The Blueprint also presents the following three actions to decarbonize rail:

  • Infrastructure investments in electric locomotives and the expansion of electrification corridors to help to accelerate the zero-emission transition. Interoperability and infrastructure for clean fuel technology adoption will facilitate efforts. Federal funding may be used to purchase more efficient and cleaner trains and to implement solutions that improve system-level efficiency. Other investments that will maximize emissions reductions include building strong domestic rail equipment supply chains for electric and alternatively fueled locomotives and railcars and supporting the development and deployment of sustainable fuels.

  • Multi-stakeholder collaborations to accelerate the deployment of rail technologies that reduce emissions and increase efficiency. Ambitious and shared targets and regulation for the rail sector can help minimize investment risk and catalyze decarbonization actions. Existing industry partnerships such as EPA’s SmartWay Program are designed to improve efficiency and reduce emissions in the freight network. State freight advisory committees and rail and freight plans present opportunities for stakeholders to help identify pathways to transition fleets and modernize rail systems.

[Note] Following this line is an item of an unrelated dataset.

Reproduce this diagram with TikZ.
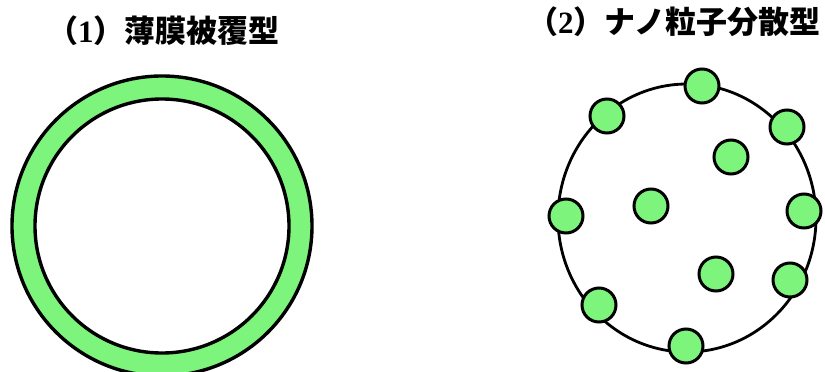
\documentclass[tikz,border=0pt]{standalone}
\usepackage{fontspec}
\setmainfont{Liberation Serif}
\newfontfamily\cjk{Noto Sans CJK JP}
\usetikzlibrary{positioning}
\definecolor{filmgreen}{RGB}{125,245,125}
\tikzstyle{particle} = [circle, draw, line width=3pt, fill=filmgreen,
    minimum size=34pt, inner sep=0pt]
\tikzstyle{heading} = [inner sep=0pt, anchor=west,
    font=\fontsize{31}{37}\selectfont\bfseries]
\tikzstyle{shell} = [draw, line width=3.4pt]

\begin{document}
\begin{tikzpicture}[x=1pt, y=-1pt]
                \useasboundingbox (0,0) rectangle (825,372);

                % Headings
                \node [heading] (coat) at (47,31) {\cjk （\textrm{1}）薄膜被覆型};
                \node [heading] (nano) at (527,22) {\cjk （\textrm{2}）ナノ粒子分散型};

                % Thin film coating
                \coordinate (core) at (162,226);
                \fill [filmgreen, even odd rule] (core) circle (150) (core) circle (127);
                \draw [shell] (core) circle (150);
                \draw [shell] (core) circle (127);

                % Dispersed nano particles
                \coordinate (host) at (687,218);
                \draw [line width=2.8pt] (host) ellipse [x radius=129, y radius=134];
                \foreach \px/\py [count=\i] in {702/86, 607/116, 787/127, 731/157,
                    566/216, 651/206, 804/211, 716/274, 790/280, 599/305, 686/346}
                    \node [particle] (p\i) at (\px,\py) {};

            \end{tikzpicture}
\end{document}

  • Research and innovation to advance technology through pilot projects, greater infrastructure investments, and continued policy and regulation support that helps accelerate the growth of electrification of the U.S. passenger rail system. Freight rail research should be prioritized to determine the most promising paths to decarbonization, including a focus on sustainable fuels and the design and manufacture of new locomotive propulsion and fueling systems. The four agencies and partners should identify transformative pathways that can help inform the development of ambitious goals and regulation to reduce rail emissions. The continued collection of real-world operational data to better understand vehicle requirements and develop models and tools to perform technical analyses can help to identify the most viable pathways for clean technology solutions to replace diesel locomotives.

“It’s noteworthy that four federal agencies recognize freight rail’s ‘significantly higher efficiency that freight trucking,’” the American Short Line and Regional Railroad Association (ASLRRA) stated via a Twitter post.

The Blueprint, USDOT says, “is a critical step in the ongoing partnership between DOE, DOT, EPA, HUD and stakeholders and is a significant milestone on the path to realizing an improved and sustainable transportation future.”

“Transportation policy is inseparable from housing and energy policy, and transportation accounts for a major share of U.S. GHG emissions, so we must work together in an integrated way to confront the climate crisis,” said U.S. Secretary of Transportation Pete Buttigieg. “Every decision about transportation is also an opportunity to build a cleaner, healthier, more prosperous future. When our air is cleaner; when more people can get good-paying jobs; when everyone stays connected to the resources they need and the people they love, we are all better off.”